A quick introduction – usually I write an entire post for that but honestly I’m not that interesting – my name is Alex, and I’m a 2nd year Media & Comm. student. If you want to know anything else about me, feel free to abuse the comment box. Makes me look good hey.

This is just a quick note, really, nothing deep. Today in the lecture when we were warned not to be homophobic or sexist or any other -ist, I kind of had a moment where I saw things from the other side of the stick. While it would please me to no end if any kind of discrimination would just disappear off the face of the earth, it’s plain naive to think that they don’t exist if we simply repress it. The thing is, people have gotten so sensitive over any kind of negative intention behind words spoken that you can basically look at anything as insulting. To be slightly homophobic is now considered ‘wrong’, and there is a huge stigma stuck to it.

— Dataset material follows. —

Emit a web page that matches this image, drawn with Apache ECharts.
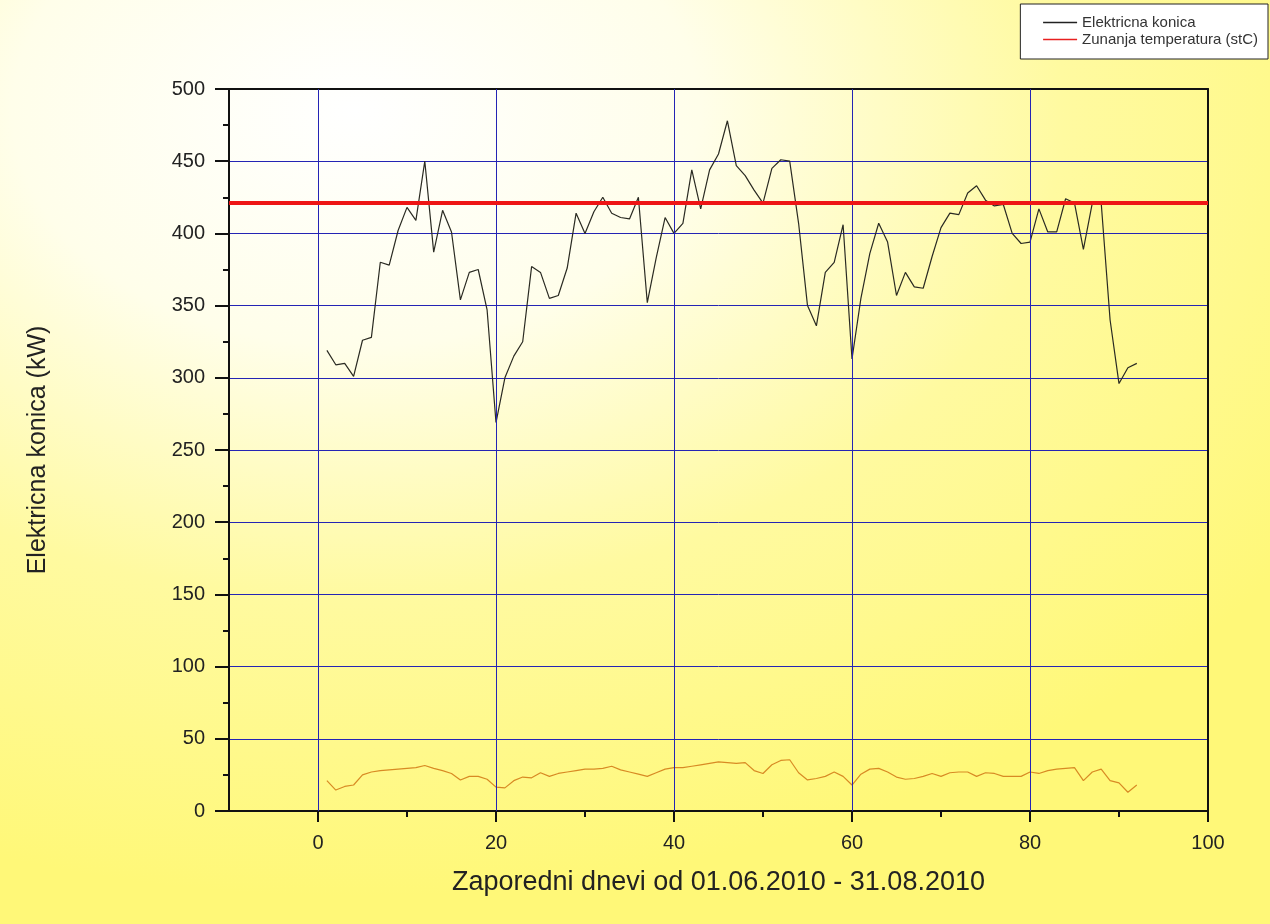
<!DOCTYPE html>
<html>
<head>
<meta charset="utf-8">
<script src="https://cdn.jsdelivr.net/npm/echarts@6/dist/echarts.min.js"></script>
<style>
  html, body { margin: 0; padding: 0; }
  body {
    width: 1270px; height: 924px;
    background: radial-gradient(ellipse 90% 85% at 28% 12%, #ffffff 0%, #fffeea 30%, #fffaa0 62%, #fff878 100%);
  }
  #chart { width: 1270px; height: 924px; }
</style>
</head>
<body>
<div id="chart"></div>
<script>
// daily peak electric power (kW), days 1..92 (01.06.2010 - 31.08.2010)
const power = [
  319, 309, 310, 301, 326, 328, 380, 378, 402, 418,
  409, 450, 387, 416, 401, 354, 373, 375, 347, 269,
  300, 315, 325, 377, 373, 355, 357, 376, 414, 400,
  415, 425, 414, 411, 410, 425, 352, 383, 411, 400,
  407, 444, 417, 444, 455, 478, 447, 440, 430, 421,
  445, 451, 450, 407, 350, 336, 373, 380, 406, 313,
  355, 386, 407, 394, 357, 373, 363, 362, 384, 404,
  414, 413, 428, 433, 423, 419, 420, 400, 393, 394,
  417, 401, 401, 424, 421, 389, 421, 421, 340, 296,
  307, 310
];
// outside temperature (stC)
const temperature = [
  21, 14.5, 17, 18, 25, 27, 28, 28.5, 29, 29.5,
  30, 31.5, 29.5, 28, 26, 21.5, 24, 24, 22, 16.5,
  16, 21, 23.5, 23, 26.5, 24, 26, 27, 28, 29,
  29, 29.5, 31, 28.5, 27, 25.5, 24, 26.5, 29, 30,
  30, 31, 32, 33, 34, 33.5, 33, 33.5, 28, 26,
  32, 35, 35.5, 26.5, 21.5, 22.5, 24, 27, 24, 18,
  25.5, 29, 29.5, 27, 23.5, 22, 22.5, 24, 26, 24,
  26.5, 27, 27, 24, 26.5, 26, 24, 24, 24, 27,
  26, 28, 29, 29.5, 30, 21, 27, 29, 21, 19.5,
  13, 18
];
const days = power.map((_, i) => i + 1);
const limitValue = 421;
const xMajorTicks = [0, 20, 40, 60, 80, 100];
const xMinorTicks = [10, 30, 50, 70, 90];
const xGridLines = [0, 20, 40, 60, 80];

const chart = echarts.init(document.getElementById('chart'));

const gridBox = { left: 229, right: 62, top: 89, bottom: 113 };
const blue = '#2424b4';
const font = 'Liberation Sans, Arial, sans-serif';
const frame = { show: true, onZero: false, lineStyle: { color: '#111', width: 2 } };

const option = {
  backgroundColor: 'transparent',
  animation: false,
  grid: [
    Object.assign({ containLabel: false }, gridBox),
    Object.assign({ containLabel: false }, gridBox)
  ],
  legend: {
    orient: 'vertical',
    right: 2,
    top: 4,
    backgroundColor: '#ffffff',
    borderColor: '#222',
    borderWidth: 1,
    padding: [11, 10, 12, 22],
    itemGap: 2,
    itemWidth: 34,
    itemHeight: 10,
    textStyle: { fontSize: 15, color: '#333', fontFamily: font },
    data: [
      { name: 'Elektricna konica', itemStyle: { color: '#222', opacity: 0 }, lineStyle: { color: '#222', width: 1.5, opacity: 1 } },
      { name: 'Zunanja temperatura (stC)', itemStyle: { color: '#e82020', opacity: 0 }, lineStyle: { color: '#e82020', width: 1.5, opacity: 1 } }
    ]
  },
  xAxis: [
    {
      type: 'value', gridIndex: 0, position: 'bottom',
      min: -10, max: 100,
      name: 'Zaporedni dnevi od 01.06.2010 - 31.08.2010',
      nameLocation: 'middle', nameGap: 58,
      nameTextStyle: { fontSize: 27, color: '#222', fontFamily: font },
      axisLine: frame,
      axisTick: { show: true, customValues: xMajorTicks, length: 11, lineStyle: { color: '#111', width: 2 } },
      axisLabel: { customValues: xMajorTicks, margin: 22, fontSize: 20, color: '#222', fontFamily: font },
      splitLine: { show: false }
    },
    {
      type: 'value', gridIndex: 0, position: 'top',
      min: -10, max: 100,
      axisLine: frame,
      axisTick: { show: false }, axisLabel: { show: false }, splitLine: { show: false }
    },
    {
      type: 'value', gridIndex: 1, position: 'bottom',
      min: -10, max: 100,
      axisLine: { show: false, onZero: false },
      axisTick: { show: true, customValues: xMinorTicks, length: 6, lineStyle: { color: '#111', width: 2 } },
      axisLabel: { show: false }, splitLine: { show: false }
    }
  ],
  yAxis: [
    {
      type: 'value', gridIndex: 0, position: 'left',
      min: 0, max: 500, interval: 50,
      name: 'Elektricna konica (kW)',
      nameLocation: 'middle', nameGap: 178,
      nameTextStyle: { fontSize: 25, color: '#222', fontFamily: font },
      axisLine: frame,
      axisTick: { show: true, length: 14, lineStyle: { color: '#111', width: 2 } },
      minorTick: { show: true, splitNumber: 2, length: 6, lineStyle: { color: '#111', width: 2 } },
      axisLabel: { margin: 24, fontSize: 20, color: '#222', fontFamily: font },
      splitLine: { show: true, lineStyle: { color: blue, width: 1 } }
    },
    {
      type: 'value', gridIndex: 0, position: 'right',
      min: 0, max: 500,
      axisLine: frame,
      axisTick: { show: false }, axisLabel: { show: false }, splitLine: { show: false }
    },
    {
      type: 'value', gridIndex: 1, min: 0, max: 500,
      axisLine: { show: false, onZero: false }, axisTick: { show: false }, axisLabel: { show: false }, splitLine: { show: false }
    }
  ],
  series: [
    {
      name: 'gridlines',
      type: 'line',
      xAxisIndex: 0, yAxisIndex: 0,
      data: [],
      z: 1,
      markLine: {
        silent: true,
        symbol: 'none',
        label: { show: false },
        lineStyle: { color: blue, width: 1, type: 'solid' },
        data: xGridLines.map(v => ({ xAxis: v }))
      }
    },
    {
      name: 'Elektricna konica',
      type: 'line',
      xAxisIndex: 0, yAxisIndex: 0,
      data: days.map((d, i) => [d, power[i]]),
      symbol: 'none',
      z: 3,
      lineStyle: { color: '#2a2a22', width: 1.2 },
      itemStyle: { color: '#222' }
    },
    {
      name: 'Zunanja temperatura (stC)',
      type: 'line',
      xAxisIndex: 0, yAxisIndex: 0,
      data: days.map((d, i) => [d, temperature[i]]),
      symbol: 'none',
      z: 3,
      lineStyle: { color: '#d88a24', width: 1.2 },
      itemStyle: { color: '#e02020' }
    },
    {
      name: 'limit',
      type: 'line',
      xAxisIndex: 0, yAxisIndex: 0,
      data: [],
      z: 4,
      markLine: {
        silent: true,
        symbol: 'none',
        label: { show: false },
        lineStyle: { color: '#ee1515', width: 4, type: 'solid' },
        data: [{ yAxis: limitValue }]
      }
    }
  ]
};

chart.setOption(option);
</script>
</body>
</html>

To have any kind of opinion isn’t ‘wrong’, but it can be ‘close-minded’. The aim should be to open those minds, not force some version of ‘correct’ onto them. Doing that would almost be identical to repressing homosexuality, for example, because homosexuality is considered ‘wrong’.

My point is, if someone posts a homophobic post, or a racist post, it’s too extreme and, to some extent, plain counter-productive, to fail them on the subject. Instead of punishing them for having an opinion, and further cementing their negative feelings towards a social group, engage them in discussion and try to have them see things from the other point of view.

While it saddens me, whenever I come across a friend who expresses homophobic tendencies, I don’t just tell them that they’re backwards, I try to ask why they feel that way.

The other part of this post is really just…people take things too seriously! A tiny little joke gets blown up to epic proportions of inappropriateness, and it just makes what would be a light-hearted conversation annoyingly technical.

Alex.

P.S., hopefully GIFs work. I won’t do it too much but I do love my GIFs.